Exploring Predicate Visual Context in Detecting Human-Object Interactions
This work improves detection of complex or ambiguous human-object interactions for computer vision applications, but it is incremental as it builds on existing transformer-based approaches.
The paper tackled the problem of human-object interaction detection by addressing the lack of fine-grained contextual information in existing methods, resulting in a model that outperforms state-of-the-art on HICO-DET and V-COCO benchmarks while maintaining low training cost.
Recently, the DETR framework has emerged as the dominant approach for human--object interaction (HOI) research. In particular, two-stage transformer-based HOI detectors are amongst the most performant and training-efficient approaches.

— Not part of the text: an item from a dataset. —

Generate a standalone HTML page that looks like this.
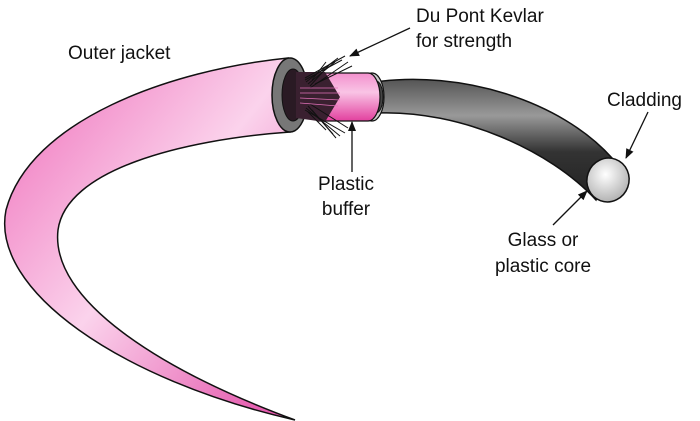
<!DOCTYPE html>
<html><head><style>
html,body{margin:0;padding:0;background:#fff;}
svg{display:block;}
text{font-family:"Liberation Sans",sans-serif;font-size:19px;fill:#111;}
</style></head><body>
<svg width="700" height="421" viewBox="0 0 700 421" xmlns="http://www.w3.org/2000/svg">
<defs>
<linearGradient id="pk" x1="0" y1="0" x2="1" y2="1">
<stop offset="0" stop-color="#ee6ab8"/><stop offset="0.5" stop-color="#fbd3ec"/><stop offset="1" stop-color="#e24aa6"/>
</linearGradient>
<linearGradient id="pb" x1="0" y1="0" x2="0" y2="1">
<stop offset="0" stop-color="#f390cd"/><stop offset="0.4" stop-color="#f9c4e5"/><stop offset="1" stop-color="#e2409e"/>
</linearGradient>
<linearGradient id="bk" x1="0" y1="0" x2="0" y2="1">
<stop offset="0" stop-color="#555"/><stop offset="0.3" stop-color="#999"/><stop offset="0.6" stop-color="#333"/><stop offset="1" stop-color="#222"/>
</linearGradient>
<radialGradient id="face" cx="0.4" cy="0.4" r="0.7"><stop offset="0" stop-color="#fff"/><stop offset="1" stop-color="#aaa"/></radialGradient>
<marker id="ah" markerWidth="10" markerHeight="8" refX="9" refY="4" orient="auto" markerUnits="userSpaceOnUse"><path d="M0,0 L10,4 L0,8 Z" fill="#111"/></marker>
</defs>
<path d="M288,58 C170,70 30,120 6,210 C-10,290 120,380 295,420 C160,370 50,300 58,230 C66,170 180,140 290,132 Z" fill="url(#pk)" stroke="#111" stroke-width="1.5"/>
<path d="M375,82 C460,70 560,100 612,158 L596,200 C550,150 460,110 378,113 Z" fill="url(#bk)" stroke="#111" stroke-width="1.5"/>
<ellipse cx="608" cy="180" rx="21" ry="22" fill="url(#face)" stroke="#111" stroke-width="1.5" transform="rotate(20 608 180)"/>
<ellipse cx="372" cy="97" rx="12" ry="24" fill="#ccc" stroke="#111" stroke-width="1.2"/>
<ellipse cx="376" cy="97" rx="7" ry="16" fill="#444" stroke="#111"/>
<path d="M318,73 L368,73 A12,24 0 0 1 368,121 L318,121 Z" fill="url(#pb)" stroke="#111" stroke-width="1.2"/>
<ellipse cx="290" cy="95" rx="18" ry="37" fill="#777" stroke="#111" stroke-width="1.5"/>
<ellipse cx="293" cy="95" rx="11" ry="26" fill="#2a1a24" stroke="#111"/>
<path d="M296,72 L325,72 L340,97 L325,122 L296,118 Z" fill="#3a2030"/>
<g stroke="#111" stroke-width="1">
<line x1="305" y1="78" x2="345" y2="56"/><line x1="305" y1="80" x2="342" y2="60"/><line x1="306" y1="82" x2="338" y2="58"/>
<line x1="308" y1="84" x2="335" y2="62"/><line x1="310" y1="86" x2="330" y2="64"/><line x1="310" y1="88" x2="348" y2="62"/>
<line x1="312" y1="80" x2="326" y2="62"/><line x1="315" y1="84" x2="352" y2="66"/>
<line x1="305" y1="110" x2="345" y2="133"/><line x1="306" y1="108" x2="340" y2="136"/><line x1="308" y1="106" x2="333" y2="134"/>
<line x1="308" y1="112" x2="326" y2="130"/><line x1="310" y1="104" x2="348" y2="128"/><line x1="312" y1="110" x2="336" y2="138"/>
</g>
<g stroke="#e070b8" stroke-width="0.8">
<line x1="300" y1="88" x2="338" y2="88"/><line x1="300" y1="93" x2="340" y2="93"/><line x1="300" y1="98" x2="340" y2="100"/><line x1="300" y1="103" x2="338" y2="106"/>
</g>
<g stroke="#111" stroke-width="1.3" fill="none">
<line x1="410" y1="28" x2="350" y2="56" marker-end="url(#ah)"/>
<line x1="352" y1="172" x2="352" y2="122" marker-end="url(#ah)"/>
<line x1="648" y1="112" x2="626" y2="158" marker-end="url(#ah)"/>
<line x1="553" y1="225" x2="587" y2="191" marker-end="url(#ah)"/>
</g>
<text x="68" y="59">Outer jacket</text>
<text x="416" y="22">Du Pont Kevlar</text>
<text x="416" y="47">for strength</text>
<text x="346" y="190" text-anchor="middle">Plastic</text>
<text x="346" y="215" text-anchor="middle">buffer</text>
<text x="607" y="106">Cladding</text>
<text x="543" y="246" text-anchor="middle">Glass or</text>
<text x="543" y="272" text-anchor="middle">plastic core</text>
</svg>
</body></html>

However, these often condition HOI classification on object features that lack fine-grained contextual information, eschewing pose and orientation information in favour of visual cues about object identity and box extremities. This naturally hinders the recognition of complex or ambiguous interactions. In this work, we study these issues through visualisations and carefully designed experiments. Accordingly, we investigate how best to re-introduce image features via cross-attention. With an improved query design, extensive exploration of keys and values, and box pair positional embeddings as spatial guidance, our model with enhanced predicate visual context (PViC) outperforms state-of-the-art methods on the HICO-DET and V-COCO benchmarks, while maintaining low training cost.